## begin Dataset excerpt

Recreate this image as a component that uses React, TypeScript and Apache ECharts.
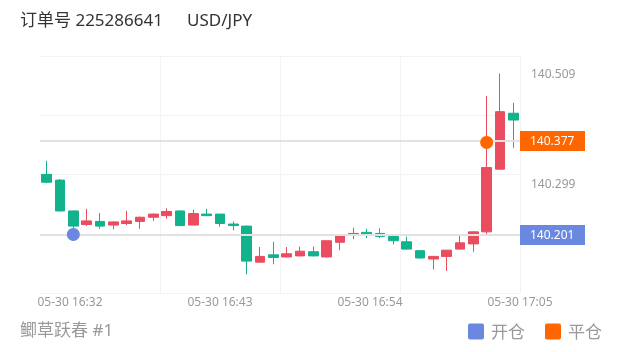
import React, { useEffect, useRef } from "react";
import * as echarts from "echarts";

const orderTitle = "订单号 225286641";
const symbolTitle = "USD/JPY";
const footerText = "鲫草跃春 #1";

const times = [
  "16:30", "16:31", "16:32", "16:33", "16:34", "16:35", "16:36", "16:37", "16:38",
  "16:39", "16:40", "16:41", "16:42", "16:43", "16:44", "16:45", "16:46", "16:47",
  "16:48", "16:49", "16:50", "16:51", "16:52", "16:53", "16:54", "16:55", "16:56",
  "16:57", "16:58", "16:59", "17:00", "17:01", "17:02", "17:03", "17:04", "17:05",
];

const opens = [
  140.316, 140.305, 140.246, 140.220, 140.226, 140.219, 140.222, 140.226, 140.234,
  140.237, 140.246, 140.219, 140.240, 140.240, 140.221, 140.217, 140.148, 140.162,
  140.158, 140.160, 140.168, 140.158, 140.186, 140.199, 140.205, 140.203, 140.197,
  140.187, 140.170, 140.154, 140.159, 140.173, 140.183, 140.206, 140.326, 140.433,
];
const closes = [
  140.301, 140.246, 140.217, 140.227, 140.217, 140.225, 140.227, 140.234, 140.240,
  140.245, 140.218, 140.241, 140.237, 140.222, 140.218, 140.150, 140.159, 140.157,
  140.164, 140.169, 140.160, 140.189, 140.199, 140.203, 140.199, 140.197, 140.189,
  140.173, 140.156, 140.159, 140.171, 140.185, 140.206, 140.329, 140.436, 140.420,
];
const lows = [
  140.299, 140.245, 140.201, 140.217, 140.212, 140.211, 140.219, 140.212, 140.227,
  140.231, 140.217, 140.219, 140.236, 140.216, 140.209, 140.125, 140.147, 140.144,
  140.157, 140.159, 140.159, 140.157, 140.171, 140.192, 140.194, 140.194, 140.182,
  140.172, 140.155, 140.134, 140.131, 140.172, 140.168, 140.201, 140.325, 140.367,
];
const highs = [
  140.342, 140.307, 140.247, 140.250, 140.242, 140.226, 140.246, 140.235, 140.241,
  140.251, 140.247, 140.248, 140.250, 140.240, 140.226, 140.218, 140.177, 140.187,
  140.177, 140.178, 140.178, 140.189, 140.199, 140.214, 140.212, 140.213, 140.201,
  140.197, 140.170, 140.159, 140.171, 140.200, 140.207, 140.466, 140.509, 140.453,
];

const openTradeIndex = 2;
const openTradePrice = 140.201;
const closeTradeIndex = 33;
const closeTradePrice = 140.377;

const yTickValues = [140.299, 140.509];
const yMin = 140.089;
const yMax = 140.5425;

const xTickMinutes = [32, 43, 54, 65];
const xTickLabels = ["05-30 16:32", "05-30 16:43", "05-30 16:54", "05-30 17:05"];
const xMinuteMin = 29.8;
const xMinuteMax = 65;

const UP = "#ea4c60";
const DOWN = "#12b28c";
const BLUE = "#6b88e0";
const ORANGE = "#ff6600";
const FONT = "'Noto Sans', 'Noto Sans CJK SC', sans-serif";
const SQUARE_ICON =
  "path://M2,0H14A2,2,0,0,1,16,2V14A2,2,0,0,1,14,16H2A2,2,0,0,1,0,14V2A2,2,0,0,1,2,0Z";

export default function App() {
  const ref = useRef<HTMLDivElement>(null);
  useEffect(() => {
    if (!ref.current) return;
    const chart = echarts.init(ref.current, null, { renderer: "svg" });
    const candles = opens.map((o, i) => [o, closes[i], lows[i], highs[i]]);
    const option: any = {
      animation: false,
      textStyle: { fontFamily: FONT },
      grid: { left: 40, right: 100, top: 56, bottom: 59 },
      legend: {
        data: [
          { name: "开仓", icon: SQUARE_ICON },
          { name: "平仓", icon: SQUARE_ICON },
        ],
        right: 18,
        top: 323,
        padding: 0,
        icon: SQUARE_ICON,
        itemWidth: 16,
        itemHeight: 16,
        itemGap: 20,
        textStyle: { fontSize: 17, color: "#999", fontFamily: FONT, padding: [0, 0, 0, 2] },
      },
      xAxis: [
        {
          type: "category",
          data: times,
          boundaryGap: true,
          position: "bottom",
          show: false,
        },
        {
          type: "value",
          min: 0,
          max: 4,
          interval: 1,
          position: "top",
          axisLine: { show: false },
          axisTick: { show: false },
          axisLabel: { show: false },
          splitLine: { show: true, showMinLine: false, lineStyle: { color: "#f3f3f3", width: 1 } },
        },
        {
          type: "value",
          min: xMinuteMin,
          max: xMinuteMax,
          position: "bottom",
          axisLine: { show: false },
          axisTick: { show: false },
          splitLine: { show: false },
          axisLabel: {
            customValues: xTickMinutes,
            color: "#999",
            fontSize: 12,
            margin: 2,
            formatter: (v: number) => {
              const k = xTickMinutes.findIndex((m) => Math.abs(m - v) < 1e-6);
              return k >= 0 ? xTickLabels[k] : "";
            },
          },
        },
      ],
      yAxis: [
        {
          type: "value",
          position: "right",
          min: yMin,
          max: yMax,
          axisLine: { show: false },
          axisTick: { show: false },
          splitLine: { show: false },
          axisLabel: {
            customValues: yTickValues,
            color: "#999",
            fontSize: 12,
            margin: 11,
            formatter: (v: number) => v.toFixed(3),
          },
        },
        {
          type: "value",
          position: "left",
          min: 0,
          max: 4,
          interval: 1,
          axisLine: { show: false },
          axisTick: { show: false },
          axisLabel: { show: false },
          splitLine: { show: true, lineStyle: { color: "#f3f3f3", width: 1 } },
        },
      ],
      series: [
        {
          type: "candlestick",
          xAxisIndex: 0,
          yAxisIndex: 0,
          data: candles,
          barWidth: 10,
          itemStyle: {
            color: UP,
            color0: DOWN,
            borderColor: UP,
            borderColor0: DOWN,
            borderWidth: 1,
          },
          markLine: {
            silent: true,
            symbol: ["none", "none"],
            lineStyle: { color: "#e2e2e2", width: 2, type: "solid" },
            label: {
              position: "end",
              distance: 0,
              color: "#fff",
              fontSize: 12,
              padding: [4, 10, 4, 10],
              width: 45,
              align: "left",
            },
            data: [
              {
                yAxis: closeTradePrice,
                label: { backgroundColor: ORANGE, formatter: closeTradePrice.toFixed(3) },
              },
              {
                yAxis: openTradePrice,
                label: { backgroundColor: BLUE, formatter: openTradePrice.toFixed(3) },
              },
            ],
          },
        },
        {
          type: "scatter",
          name: "开仓",
          xAxisIndex: 0,
          yAxisIndex: 0,
          symbolSize: 13,
          z: 5,
          itemStyle: { color: BLUE, opacity: 1 },
          data: [[openTradeIndex, openTradePrice]],
        },
        {
          type: "scatter",
          name: "平仓",
          xAxisIndex: 0,
          yAxisIndex: 0,
          symbolSize: 13,
          z: 5,
          itemStyle: { color: ORANGE, opacity: 1 },
          data: [[closeTradeIndex, closeTradePrice]],
        },
      ],
      graphic: [
        {
          type: "text",
          left: 20,
          top: 11,
          style: { text: orderTitle, fontSize: 17, fill: "#333", fontFamily: FONT },
        },
        {
          type: "text",
          left: 187,
          top: 11,
          style: { text: symbolTitle, fontSize: 17, fill: "#333", fontFamily: FONT },
        },
        {
          type: "text",
          left: 20,
          top: 321,
          style: { text: footerText, fontSize: 17, fill: "#999", fontFamily: FONT },
        },
      ],
    };
    chart.setOption(option);
    return () => chart.dispose();
  }, []);
  return (
    <div
      ref={ref}
      style={{ position: "fixed", left: 0, top: 0, width: 620, height: 352 }}
    />
  );
}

## end Dataset excerpt

Ignore the images and quote every line of the listing exactly.

Recreate this image as a component that uses React, TypeScript and Apache ECharts.
import React, { useEffect, useRef } from "react";
import * as echarts from "echarts";

const orderTitle = "订单号 225286641";
const symbolTitle = "USD/JPY";
const footerText = "鲫草跃春 #1";

const times = [
  "16:30", "16:31", "16:32", "16:33", "16:34", "16:35", "16:36", "16:37", "16:38",
  "16:39", "16:40", "16:41", "16:42", "16:43", "16:44", "16:45", "16:46", "16:47",
  "16:48", "16:49", "16:50", "16:51", "16:52", "16:53", "16:54", "16:55", "16:56",
  "16:57", "16:58", "16:59", "17:00", "17:01", "17:02", "17:03", "17:04", "17:05",
];

const opens = [
  140.316, 140.305, 140.246, 140.220, 140.226, 140.219, 140.222, 140.226, 140.234,
  140.237, 140.246, 140.219, 140.240, 140.240, 140.221, 140.217, 140.148, 140.162,
  140.158, 140.160, 140.168, 140.158, 140.186, 140.199, 140.205, 140.203, 140.197,
  140.187, 140.170, 140.154, 140.159, 140.173, 140.183, 140.206, 140.326, 140.433,
];
const closes = [
  140.301, 140.246, 140.217, 140.227, 140.217, 140.225, 140.227, 140.234, 140.240,
  140.245, 140.218, 140.241, 140.237, 140.222, 140.218, 140.150, 140.159, 140.157,
  140.164, 140.169, 140.160, 140.189, 140.199, 140.203, 140.199, 140.197, 140.189,
  140.173, 140.156, 140.159, 140.171, 140.185, 140.206, 140.329, 140.436, 140.420,
];
const lows = [
  140.299, 140.245, 140.201, 140.217, 140.212, 140.211, 140.219, 140.212, 140.227,
  140.231, 140.217, 140.219, 140.236, 140.216, 140.209, 140.125, 140.147, 140.144,
  140.157, 140.159, 140.159, 140.157, 140.171, 140.192, 140.194, 140.194, 140.182,
  140.172, 140.155, 140.134, 140.131, 140.172, 140.168, 140.201, 140.325, 140.367,
];
const highs = [
  140.342, 140.307, 140.247, 140.250, 140.242, 140.226, 140.246, 140.235, 140.241,
  140.251, 140.247, 140.248, 140.250, 140.240, 140.226, 140.218, 140.177, 140.187,
  140.177, 140.178, 140.178, 140.189, 140.199, 140.214, 140.212, 140.213, 140.201,
  140.197, 140.170, 140.159, 140.171, 140.200, 140.207, 140.466, 140.509, 140.453,
];

const openTradeIndex = 2;
const openTradePrice = 140.201;
const closeTradeIndex = 33;
const closeTradePrice = 140.377;

const yTickValues = [140.299, 140.509];
const yMin = 140.089;
const yMax = 140.5425;

const xTickMinutes = [32, 43, 54, 65];
const xTickLabels = ["05-30 16:32", "05-30 16:43", "05-30 16:54", "05-30 17:05"];
const xMinuteMin = 29.8;
const xMinuteMax = 65;

const UP = "#ea4c60";
const DOWN = "#12b28c";
const BLUE = "#6b88e0";
const ORANGE = "#ff6600";
const FONT = "'Noto Sans', 'Noto Sans CJK SC', sans-serif";
const SQUARE_ICON =
  "path://M2,0H14A2,2,0,0,1,16,2V14A2,2,0,0,1,14,16H2A2,2,0,0,1,0,14V2A2,2,0,0,1,2,0Z";

export default function App() {
  const ref = useRef<HTMLDivElement>(null);
  useEffect(() => {
    if (!ref.current) return;
    const chart = echarts.init(ref.current, null, { renderer: "svg" });
    const candles = opens.map((o, i) => [o, closes[i], lows[i], highs[i]]);
    const option: any = {
      animation: false,
      textStyle: { fontFamily: FONT },
      grid: { left: 40, right: 100, top: 56, bottom: 59 },
      legend: {
        data: [
          { name: "开仓", icon: SQUARE_ICON },
          { name: "平仓", icon: SQUARE_ICON },
        ],
        right: 18,
        top: 323,
        padding: 0,
        icon: SQUARE_ICON,
        itemWidth: 16,
        itemHeight: 16,
        itemGap: 20,
        textStyle: { fontSize: 17, color: "#999", fontFamily: FONT, padding: [0, 0, 0, 2] },
      },
      xAxis: [
        {
          type: "category",
          data: times,
          boundaryGap: true,
          position: "bottom",
          show: false,
        },
        {
          type: "value",
          min: 0,
          max: 4,
          interval: 1,
          position: "top",
          axisLine: { show: false },
          axisTick: { show: false },
          axisLabel: { show: false },
          splitLine: { show: true, showMinLine: false, lineStyle: { color: "#f3f3f3", width: 1 } },
        },
        {
          type: "value",
          min: xMinuteMin,
          max: xMinuteMax,
          position: "bottom",
          axisLine: { show: false },
          axisTick: { show: false },
          splitLine: { show: false },
          axisLabel: {
            customValues: xTickMinutes,
            color: "#999",
            fontSize: 12,
            margin: 2,
            formatter: (v: number) => {
              const k = xTickMinutes.findIndex((m) => Math.abs(m - v) < 1e-6);
              return k >= 0 ? xTickLabels[k] : "";
            },
          },
        },
      ],
      yAxis: [
        {
          type: "value",
          position: "right",
          min: yMin,
          max: yMax,
          axisLine: { show: false },
          axisTick: { show: false },
          splitLine: { show: false },
          axisLabel: {
            customValues: yTickValues,
            color: "#999",
            fontSize: 12,
            margin: 11,
            formatter: (v: number) => v.toFixed(3),
          },
        },
        {
          type: "value",
          position: "left",
          min: 0,
          max: 4,
          interval: 1,
          axisLine: { show: false },
          axisTick: { show: false },
          axisLabel: { show: false },
          splitLine: { show: true, lineStyle: { color: "#f3f3f3", width: 1 } },
        },
      ],
      series: [
        {
          type: "candlestick",
          xAxisIndex: 0,
          yAxisIndex: 0,
          data: candles,
          barWidth: 10,
          itemStyle: {
            color: UP,
            color0: DOWN,
            borderColor: UP,
            borderColor0: DOWN,
            borderWidth: 1,
          },
          markLine: {
            silent: true,
            symbol: ["none", "none"],
            lineStyle: { color: "#e2e2e2", width: 2, type: "solid" },
            label: {
              position: "end",
              distance: 0,
              color: "#fff",
              fontSize: 12,
              padding: [4, 10, 4, 10],
              width: 45,
              align: "left",
            },
            data: [
              {
                yAxis: closeTradePrice,
                label: { backgroundColor: ORANGE, formatter: closeTradePrice.toFixed(3) },
              },
              {
                yAxis: openTradePrice,
                label: { backgroundColor: BLUE, formatter: openTradePrice.toFixed(3) },
              },
            ],
          },
        },
        {
          type: "scatter",
          name: "开仓",
          xAxisIndex: 0,
          yAxisIndex: 0,
          symbolSize: 13,
          z: 5,
          itemStyle: { color: BLUE, opacity: 1 },
          data: [[openTradeIndex, openTradePrice]],
        },
        {
          type: "scatter",
          name: "平仓",
          xAxisIndex: 0,
          yAxisIndex: 0,
          symbolSize: 13,
          z: 5,
          itemStyle: { color: ORANGE, opacity: 1 },
          data: [[closeTradeIndex, closeTradePrice]],
        },
      ],
      graphic: [
        {
          type: "text",
          left: 20,
          top: 11,
          style: { text: orderTitle, fontSize: 17, fill: "#333", fontFamily: FONT },
        },
        {
          type: "text",
          left: 187,
          top: 11,
          style: { text: symbolTitle, fontSize: 17, fill: "#333", fontFamily: FONT },
        },
        {
          type: "text",
          left: 20,
          top: 321,
          style: { text: footerText, fontSize: 17, fill: "#999", fontFamily: FONT },
        },
      ],
    };
    chart.setOption(option);
    return () => chart.dispose();
  }, []);
  return (
    <div
      ref={ref}
      style={{ position: "fixed", left: 0, top: 0, width: 620, height: 352 }}
    />
  );
}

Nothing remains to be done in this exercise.